Neurons (Activation Functions)

Neurons can be attached to any layer. The neuron of each layer will affect the output in the forward pass and the gradient in the backward pass automatically unless it is an identity neuron. Layers have an identity neuron by default [1].

class Neurons.Identity

An activation function that does not change its input.

class Neurons.ReLU

Rectified Linear Unit. During the forward pass, it inhibits all negative activations. In other words, it computes point-wise \(y=\max(0, x)\). The point-wise derivative for ReLU is

\[\begin{split}\frac{dy}{dx} = \begin{cases}1 & x > 0 \\ 0 & x \leq 0\end{cases}\end{split}\]

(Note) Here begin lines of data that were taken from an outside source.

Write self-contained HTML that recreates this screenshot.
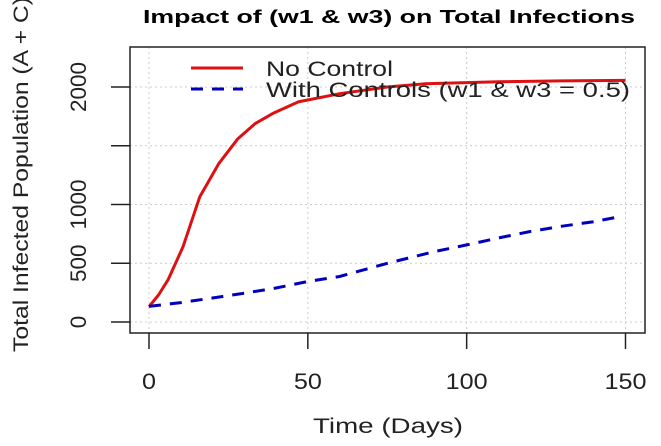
<!DOCTYPE html>
<html><head><meta charset="utf-8"><style>
html,body{margin:0;padding:0;background:#fff;}
svg{display:block;font-family:"Liberation Sans",Arial,sans-serif;}
</style></head><body>
<svg id="chart" width="661" height="446" viewBox="0 0 661 446">
<text x="143" y="23" font-size="18" font-weight="bold" fill="#000" textLength="492" lengthAdjust="spacingAndGlyphs">Impact of (w1 &amp; w3) on Total Infections</text>
<g id="grid"></g>
<g id="series"></g>
<rect x="130" y="47" width="515" height="286" fill="none" stroke="#222" stroke-width="1.5"/>
<g id="axes"></g>
<text x="313" y="433" font-size="21" fill="#222" textLength="150" lengthAdjust="spacingAndGlyphs">Time (Days)</text>
<text transform="translate(28,352) rotate(-90)" font-size="21" fill="#222" textLength="355" lengthAdjust="spacingAndGlyphs">Total Infected Population (A + C)</text>
<g>
<line x1="191" y1="68" x2="243" y2="68" stroke="#d11" stroke-width="3"/>
<text x="266" y="76" font-size="21" fill="#222" textLength="127" lengthAdjust="spacingAndGlyphs">No Control</text>
<line x1="191" y1="89" x2="243" y2="89" stroke="#00b" stroke-width="3" stroke-dasharray="12,9"/>
<text x="266" y="97" font-size="21" fill="#222" textLength="364" lengthAdjust="spacingAndGlyphs">With Controls (w1 &amp; w3 = 0.5)</text>
</g>
</svg>
<script>
const xTicks = [0, 50, 100, 150];
const yTicks = [0, 500, 1000, 2000];
const yGrid = [0, 500, 1000, 1500, 2000];
const noControlT = [0, 3, 6, 10.7, 16, 22, 28, 33.5, 39, 47, 60, 75, 87, 110, 130, 150];
const noControlV = [130, 230, 360, 640, 1066, 1350, 1560, 1690, 1775, 1873, 1943, 2000, 2028, 2045, 2052, 2056];
const controlT = [0, 10, 20, 30, 40, 50, 60, 75, 90, 100, 110, 120, 130, 140, 148];
const controlV = [133, 165, 204, 245, 289, 345, 387, 500, 600, 656, 715, 770, 815, 854, 895];
const ns = 'http://www.w3.org/2000/svg';
const xs = v => 149 + v * (625.5 - 149) / 150;
const ys = v => 322 - v * (322 - 87) / 2000;
function mk(tag, attrs, parent) {
  const e = document.createElementNS(ns, tag);
  for (const k in attrs) e.setAttribute(k, attrs[k]);
  parent.appendChild(e);
  return e;
}
const grid = document.getElementById('grid');
const axes = document.getElementById('axes');
const series = document.getElementById('series');
xTicks.forEach(t => {
  const g = mk('line', {x1: xs(t), x2: xs(t), y1: 47, y2: 333, stroke: '#ccc', 'stroke-dasharray': '2,3'}, grid);
  
  
  const tk = mk('line', {x1: xs(t), x2: xs(t), y1: 333, y2: 349, stroke: '#222', 'stroke-width': 1.5}, axes);
  
  
  const s = String(t);
  const w = s.length * 14;
  const lb = mk('text', {x: xs(t) - w / 2, y: 389, 'font-size': 22, fill: '#222', textLength: w, lengthAdjust: 'spacingAndGlyphs'}, axes);
  lb.textContent = s;
  
  
});
yGrid.forEach(v => {
  const g = mk('line', {x1: 130, x2: 645, y1: ys(v), y2: ys(v), stroke: '#ccc', 'stroke-dasharray': '2,3'}, grid);
  
  
  const tk = mk('line', {x1: 111, x2: 130, y1: ys(v), y2: ys(v), stroke: '#222', 'stroke-width': 1.5}, axes);
  
  
});
yTicks.forEach(v => {
  const s = String(v);
  const w = s.length * 12.5;
  const lb = mk('text', {transform: 'translate(86,' + (ys(v) + w / 2) + ') rotate(-90)', 'font-size': 22, fill: '#222', textLength: w, lengthAdjust: 'spacingAndGlyphs'}, axes);
  lb.textContent = s;
  
  
});
function pts(T, V) { return T.map((t, i) => xs(t).toFixed(1) + ',' + ys(V[i]).toFixed(1)).join(' '); }
const l1 = mk('polyline', {points: pts(noControlT, noControlV), fill: 'none', stroke: '#d11', 'stroke-width': 3, 'stroke-linejoin': 'round'}, series);


const l2 = mk('polyline', {points: pts(controlT, controlV), fill: 'none', stroke: '#00b', 'stroke-width': 3, 'stroke-dasharray': '12,9'}, series);


</script>
</body></html>
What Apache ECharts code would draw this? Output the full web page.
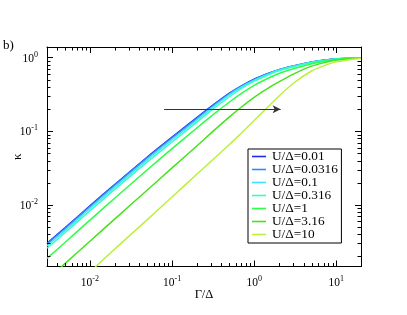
<!DOCTYPE html>
<html><head><meta charset="utf-8">
<script src="https://cdn.jsdelivr.net/npm/echarts@6/dist/echarts.min.js"></script>
<style>html,body{margin:0;padding:0;background:#fff}#c{width:407px;height:315px}</style>
</head><body><div id="c"></div>
<script>
// ---- data ----
const gamma = [0.003,0.005,0.01,0.02,0.05,0.1,0.2,0.3,0.5,0.7,1,1.5,2,3,5,7,10,15,20];
const seriesNames = ['U/Δ=0.01','U/Δ=0.0316','U/Δ=0.1','U/Δ=0.316','U/Δ=1','U/Δ=3.16','U/Δ=10'];
const kU0p01   = [0.0030,0.0049,0.0097,0.0189,0.0447,0.0833,0.153,0.218,0.33,0.415,0.51,0.615,0.69,0.775,0.875,0.925,0.97,0.99,1.0];
const kU0p0316 = [0.00294,0.0048,0.0095,0.0185,0.0438,0.0816,0.150,0.214,0.325,0.41,0.505,0.61,0.685,0.77,0.872,0.922,0.968,0.989,1.0];
const kU0p1    = [0.00276,0.0045,0.0089,0.0174,0.0412,0.0768,0.142,0.205,0.315,0.40,0.495,0.603,0.68,0.766,0.868,0.918,0.965,0.987,1.0];
const kU0p316  = [0.00257,0.0042,0.0083,0.0162,0.0383,0.0715,0.133,0.192,0.295,0.382,0.48,0.588,0.665,0.755,0.862,0.913,0.962,0.986,1.0];
const kU1      = [0.00187,0.0031,0.0062,0.0123,0.030,0.058,0.111,0.161,0.25,0.327,0.42,0.53,0.61,0.708,0.83,0.892,0.95,0.979,0.995];
const kU3p16   = [0.00096,0.0016,0.0032,0.0064,0.0159,0.0318,0.063,0.095,0.157,0.214,0.29,0.39,0.47,0.6,0.77,0.852,0.93,0.968,0.99];
const kU10     = [0.00035,0.0006,0.00122,0.0025,0.0063,0.0128,0.026,0.0393,0.066,0.095,0.14,0.219,0.30,0.45,0.66,0.775,0.88,0.95,0.985];
const allKappa = [kU0p01,kU0p0316,kU0p1,kU0p316,kU1,kU3p16,kU10];
const colors = ['#1f2bf0','#2f8cff','#3fe2ff','#33ffbe','#2cff48','#46e21c','#bdf03e'];
const xRange = [0.003, 20];
const yRange = [0.00145, 1.4];
const arrowFrom = [0.08, 0.2];
const arrowTo = [2.1, 0.2];
const xName = 'Γ/Δ';
const yName = 'κ';
const panelLabel = 'b)';

// minor ticks (2..9 x 10^k inside the axis ranges)
function minorVals(r){const out=[];for(let d=-4;d<=2;d++){for(let k=2;k<=9;k++){const v=k*Math.pow(10,d);if(v>r[0]*1.0001&&v<r[1]*0.9999)out.push(v);}}return out;}
const xMinor = minorVals(xRange);
const yMinor = minorVals(yRange);

const FONT = '"Liberation Serif","DejaVu Serif",serif';
function powLabel(v){const e=Math.log10(v);const r=Math.round(e);if(Math.abs(e-r)>1e-6)return '';return '{b|10}{s|'+r+'}';}
const rich = {b:{fontFamily:FONT,fontSize:11.5,lineHeight:14,verticalAlign:'bottom',color:'#000'},
              s:{fontFamily:FONT,fontSize:8,lineHeight:14,verticalAlign:'top',color:'#000'}};
const axisLine = {show:true,onZero:false,lineStyle:{color:'#000',width:1}};
const axisTick = {show:true,inside:true,length:6,lineStyle:{color:'#000',width:1}};

function minorTickSeries(vals,isX){
  return {type:'custom',coordinateSystem:'cartesian2d',xAxisIndex:0,yAxisIndex:0,silent:true,z:6,clip:false,
    data: vals.map(v=>isX?[v,0.1]:[1,v]),
    renderItem(params,api){
      const cs=params.coordSys;const p=api.coord([api.value(0),api.value(1)]);const L=3.5;
      const style={stroke:'#000',lineWidth:1};
      if(isX){const x=Math.round(p[0])+0.5;const b=cs.y+cs.height;
        return {type:'group',children:[{type:'line',shape:{x1:x,y1:b,x2:x,y2:b-L},style},{type:'line',shape:{x1:x,y1:cs.y,x2:x,y2:cs.y+L},style}]};}
      const y=Math.round(p[1])+0.5;const r=cs.x+cs.width;
      return {type:'group',children:[{type:'line',shape:{x1:cs.x,y1:y,x2:cs.x+L,y2:y},style},{type:'line',shape:{x1:r,y1:y,x2:r-L,y2:y},style}]};
    }};
}

const series = seriesNames.map((n,i)=>({name:n,type:'line',data:gamma.map((g,j)=>[g,allKappa[i][j]]),
  showSymbol:false,symbol:'none',smooth:0.2,clip:true,z:3,lineStyle:{color:colors[i],width:1.5},itemStyle:{color:colors[i]}}));
series.push({type:'line',data:[arrowFrom,arrowTo],symbol:'none',lineStyle:{width:0,opacity:0},z:4,
  markLine:{silent:true,symbol:['none','arrow'],symbolSize:[6,8],label:{show:false},
    lineStyle:{color:'#333',width:1,type:'solid'},emphasis:{disabled:true},
    data:[[{coord:arrowFrom},{coord:arrowTo}]]}});
series.push(minorTickSeries(xMinor,true));
series.push(minorTickSeries(yMinor,false));

const chart = echarts.init(document.getElementById('c'),null,{renderer:'canvas'});
chart.setOption({
  animation:false,
  backgroundColor:'#fff',
  title:{text:panelLabel,left:3,top:39,padding:0,textStyle:{fontFamily:FONT,fontSize:13,fontWeight:'normal',color:'#000'}},
  grid:{left:47,top:47,width:314,height:219.5,containLabel:false,outerBoundsMode:'none'},
  legend:{data:seriesNames.map(n=>({name:n,icon:'rect'})),orient:'vertical',left:248,top:149,itemWidth:14,itemHeight:1.6,itemGap:0,
    padding:[1,3.5,2,4],borderColor:'#000',borderWidth:1,borderRadius:0,backgroundColor:'#fff',
    textStyle:{fontFamily:FONT,fontSize:13.3,lineHeight:13,color:'#000',padding:[0,0,0,1]}},
  xAxis:[{type:'log',logBase:10,min:xRange[0],max:xRange[1],position:'bottom',axisLine,axisTick,
      splitLine:{show:false},minorTick:{show:false},
      axisLabel:{formatter:powLabel,rich,margin:8},
      name:xName,nameLocation:'middle',nameGap:22,nameMoveOverlap:false,nameTextStyle:{fontFamily:FONT,fontSize:12.5,color:'#000'}},
    {type:'log',logBase:10,min:xRange[0],max:xRange[1],position:'top',axisLine,axisTick,
      splitLine:{show:false},axisLabel:{show:false}}],
  yAxis:[{type:'log',logBase:10,min:yRange[0],max:yRange[1],position:'left',axisLine,axisTick,
      splitLine:{show:false},minorTick:{show:false},
      axisLabel:{formatter:powLabel,rich,margin:9},
      name:yName,nameLocation:'middle',nameGap:22.5,nameMoveOverlap:false,nameTextStyle:{fontFamily:FONT,fontSize:13,color:'#000'}},
    {type:'log',logBase:10,min:yRange[0],max:yRange[1],position:'right',axisLine,axisTick,
      splitLine:{show:false},axisLabel:{show:false}}],
  series
});
</script></body></html>
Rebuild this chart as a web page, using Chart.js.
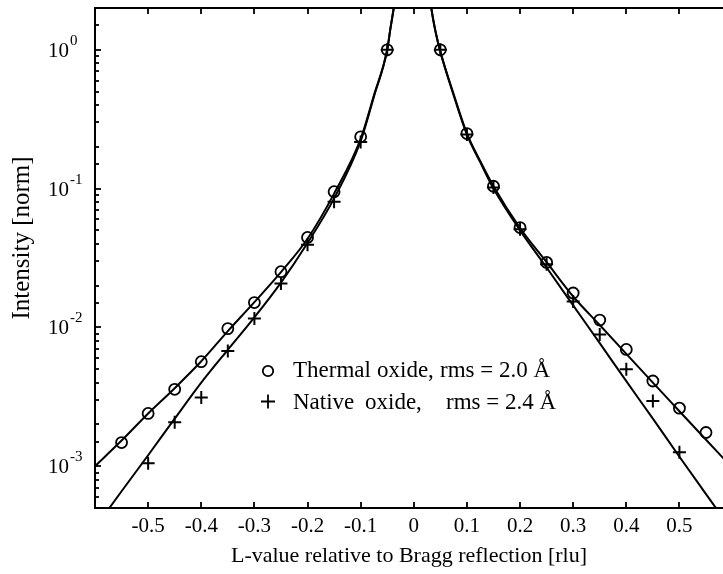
<!DOCTYPE html>
<html><head><meta charset="utf-8">
<script src="https://cdn.jsdelivr.net/npm/chart.js@4"></script>
<style>html,body{margin:0;padding:0;background:#fff}</style>
</head><body>
<canvas id="c" width="723" height="574"></canvas>
<script>
// ---- data ----
const xTickValues = [-0.5,-0.4,-0.3,-0.2,-0.1,0,0.1,0.2,0.3,0.4,0.5];

const thermalX = [-0.55,-0.5,-0.45,-0.4,-0.35,-0.3,-0.25,-0.2,-0.15,-0.1,-0.05,0.05,0.1,0.15,0.2,0.25,0.3,0.35,0.4,0.45,0.5,0.55];
const thermalY = [1.48e-3,2.4e-3,3.58e-3,5.66e-3,9.8e-3,0.0151,0.0252,0.0445,0.095,0.236,1.0,1.0,0.249,0.104,0.0524,0.0294,0.0177,0.0113,6.94e-3,4.11e-3,2.62e-3,1.75e-3];

const nativeX = [-0.5,-0.45,-0.4,-0.35,-0.3,-0.25,-0.2,-0.15,-0.1,-0.05,0.05,0.1,0.15,0.2,0.25,0.3,0.35,0.4,0.45,0.5];
const nativeY = [1.05e-3,2.07e-3,3.12e-3,6.75e-3,0.0116,0.0207,0.0394,0.0805,0.217,1.0,1.0,0.245,0.102,0.051,0.0285,0.0154,8.9e-3,5.0e-3,2.95e-3,1.26e-3];

const fitLeftX  = [-0.6,-0.55,-0.5,-0.45,-0.4,-0.35,-0.3,-0.25,-0.2,-0.15,-0.1,-0.075,-0.05,-0.044,-0.0377,-0.034];
const thermalFitLeftY = [1.0e-3,1.53e-3,2.4e-3,3.65e-3,5.7e-3,9.4e-3,0.0152,0.025,0.0435,0.092,0.228,0.47,1.0,1.42,2.0,2.5];
const nativeFitLeftY  = [3.6e-4,6.6e-4,1.2e-3,2.2e-3,4.0e-3,6.9e-3,0.0118,0.021,0.0405,0.085,0.22,0.46,1.0,1.42,2.0,2.5];

const fitRightX = [0.03,0.033,0.041,0.05,0.075,0.1,0.125,0.15,0.2,0.25,0.3,0.35,0.4,0.45,0.5,0.55,0.6];
const thermalFitRightY = [2.5,2.0,1.35,0.97,0.48,0.25,0.158,0.104,0.052,0.0295,0.0167,0.0104,6.45e-3,4.0e-3,2.49e-3,1.55e-3,9.7e-4];
const nativeFitRightY  = [2.5,2.0,1.35,0.97,0.47,0.245,0.155,0.1,0.05,0.027,0.0144,7.7e-3,4.1e-3,2.2e-3,1.17e-3,6.3e-4,3.4e-4];

const legendNames = ['Thermal', 'Native'];
const legendOxide = ['oxide,', 'oxide,'];
const legendRms = ['rms = 2.0 Å', 'rms = 2.4 Å'];
const xTitle = 'L-value relative to Bragg reflection [rlu]';
const yTitle = 'Intensity [norm]';

const SERIF = '"Liberation Serif", "Times New Roman", serif';
const pts = (xs, ys) => xs.map((x, i) => ({x, y: ys[i]}));

const fitStyle = {showLine: true, borderColor: '#000', borderWidth: 2, pointRadius: 0,
  cubicInterpolationMode: 'monotone', clip: 0, fill: false};

const decor = {
  id: 'decor',
  afterDraw(chart) {
    const {ctx, chartArea: a, scales: {x, y}} = chart;
    ctx.save();
    ctx.strokeStyle = '#000';
    ctx.fillStyle = '#000';
    ctx.lineWidth = 2;
    // top frame line
    ctx.beginPath(); ctx.moveTo(a.left - 1, a.top); ctx.lineTo(a.right, a.top); ctx.stroke();
    // x ticks (bottom and top, inward)
    ctx.lineWidth = 1.8;
    xTickValues.forEach(v => {
      const px = Math.round(x.getPixelForValue(v));
      ctx.beginPath();
      ctx.moveTo(px, a.bottom); ctx.lineTo(px, a.bottom - 6);
      ctx.moveTo(px, a.top); ctx.lineTo(px, a.top + 6);
      ctx.stroke();
    });
    // y ticks and labels
    y.ticks.forEach(t => {
      const v = t.value;
      const lg = Math.log10(v);
      const major = Math.abs(lg - Math.round(lg)) < 1e-6;
      const py = Math.round(y.getPixelForValue(v));
      if (py < a.top + 1 || py > a.bottom - 1) return;
      ctx.beginPath(); ctx.moveTo(a.left, py); ctx.lineTo(a.left + (major ? 6 : 4), py); ctx.stroke();
      if (major) {
        const lx = a.left - 47;
        ctx.font = '21px ' + SERIF;
        ctx.textAlign = 'left'; ctx.textBaseline = 'alphabetic';
        ctx.fillText('10', lx, py + 7);
        const w = ctx.measureText('10').width;
        ctx.font = '15px ' + SERIF;
        ctx.fillText(String(Math.round(lg)), lx + w + 1, py - 5);
      }
    });
    // y title
    ctx.save();
    ctx.translate(a.left - 73, a.top + 230);
    ctx.rotate(-Math.PI / 2);
    ctx.font = '25px ' + SERIF;
    ctx.textAlign = 'center'; ctx.textBaseline = 'middle';
    ctx.fillText(yTitle, 0, 0);
    ctx.restore();
    // legend
    const lx = a.left + 173, ly0 = a.top + 369, dy = 31.5;
    ctx.font = '23px ' + SERIF;
    ctx.textAlign = 'left'; ctx.textBaseline = 'alphabetic';
    for (let i = 0; i < 2; i++) {
      const ly = ly0 + i * dy;
      ctx.lineWidth = 1.8;
      ctx.beginPath();
      if (i === 0) { ctx.arc(lx, ly - 6, 5.2, 0, Math.PI * 2); }
      else { ctx.moveTo(lx - 7, ly - 7); ctx.lineTo(lx + 7, ly - 7); ctx.moveTo(lx, ly - 14); ctx.lineTo(lx, ly); }
      ctx.stroke();
      ctx.fillText(legendNames[i], lx + 25, ly);
      ctx.fillText(legendOxide[i], lx + (i === 0 ? 109 : 97), ly);
      ctx.fillText(legendRms[i], lx + (i === 0 ? 172 : 178), ly);
    }
    ctx.restore();
  }
};

new Chart(document.getElementById('c'), {
  type: 'scatter',
  data: {
    datasets: [
      Object.assign({label: 'thermal fit L', data: pts(fitLeftX, thermalFitLeftY)}, fitStyle),
      Object.assign({label: 'native fit L', data: pts(fitLeftX, nativeFitLeftY)}, fitStyle),
      Object.assign({label: 'thermal fit R', data: pts(fitRightX, thermalFitRightY)}, fitStyle),
      Object.assign({label: 'native fit R', data: pts(fitRightX, nativeFitRightY)}, fitStyle),
      {label: 'Thermal oxide', data: pts(thermalX, thermalY), showLine: false, pointStyle: 'circle',
       pointRadius: 5.5, pointBorderWidth: 1.8, pointBorderColor: '#000', pointBackgroundColor: 'rgba(0,0,0,0)', clip: false},
      {label: 'Native oxide', data: pts(nativeX, nativeY), showLine: false, pointStyle: 'cross',
       pointRadius: 6.5, pointBorderWidth: 2, pointBorderColor: '#000', clip: false}
    ]
  },
  options: {
    responsive: false,
    animation: false,
    devicePixelRatio: 1,
    layout: {autoPadding: false, padding: {top: 8, left: 0, right: 0, bottom: 0}},
    plugins: {legend: {display: false}, tooltip: {enabled: false}},
    scales: {
      x: {
        type: 'linear', min: -0.6, max: 0.582,
        afterBuildTicks: s => { s.ticks = xTickValues.map(v => ({value: v})); },
        afterFit: s => { s.height = 66; s.paddingLeft = 0; s.paddingRight = 0; },
        grid: {display: false, drawTicks: false},
        border: {display: true, color: '#000', width: 2},
        ticks: {color: '#000', font: {family: SERIF, size: 21}, padding: 6, maxRotation: 0, autoSkip: false,
                callback: v => v === 0 ? '0' : v.toFixed(1)},
        title: {display: true, text: xTitle, color: '#000', font: {family: SERIF, size: 22}, padding: {top: 0, bottom: 5}}
      },
      y: {
        type: 'logarithmic', min: 5e-4, max: 2,
        afterFit: s => { s.width = 95; s.paddingTop = 0; s.paddingBottom = 0; },
        grid: {display: false, drawTicks: false},
        border: {display: true, color: '#000', width: 2},
        ticks: {display: false}
      }
    }
  },
  plugins: [decor]
});
</script>
</body></html>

ReLU is actually not differentialble at 0. But it has subdifferential \([0,1]\). Any value in that interval can be taken as a subderivative, and can be used in SGD if we generalize from gradient descent to subgradient descent. In the implementation, we choose the subgradient at \(x==0\) to be 0.

class Neurons.Sigmoid

Sigmoid is a smoothed step function that produces approximate 0 for negative input with large absolute values and approximate 1 for large positive inputs. The point-wise formula is \(y = 1/(1+e^{-x})\). The point-wise derivative is

\[\frac{dy}{dx} = \frac{-e^{-x}}{\left(1+e^{-x}\right)^2} = (1-y)y\]
[1]This is actually not true: not all layers in Mocha support neurons. For example, data layers currently does not have neurons, but this feature could be added by simply adding a neuron property to the data layer type. However, for some layer types like loss layers or accuracy layers, it does not make much sense to have neurons.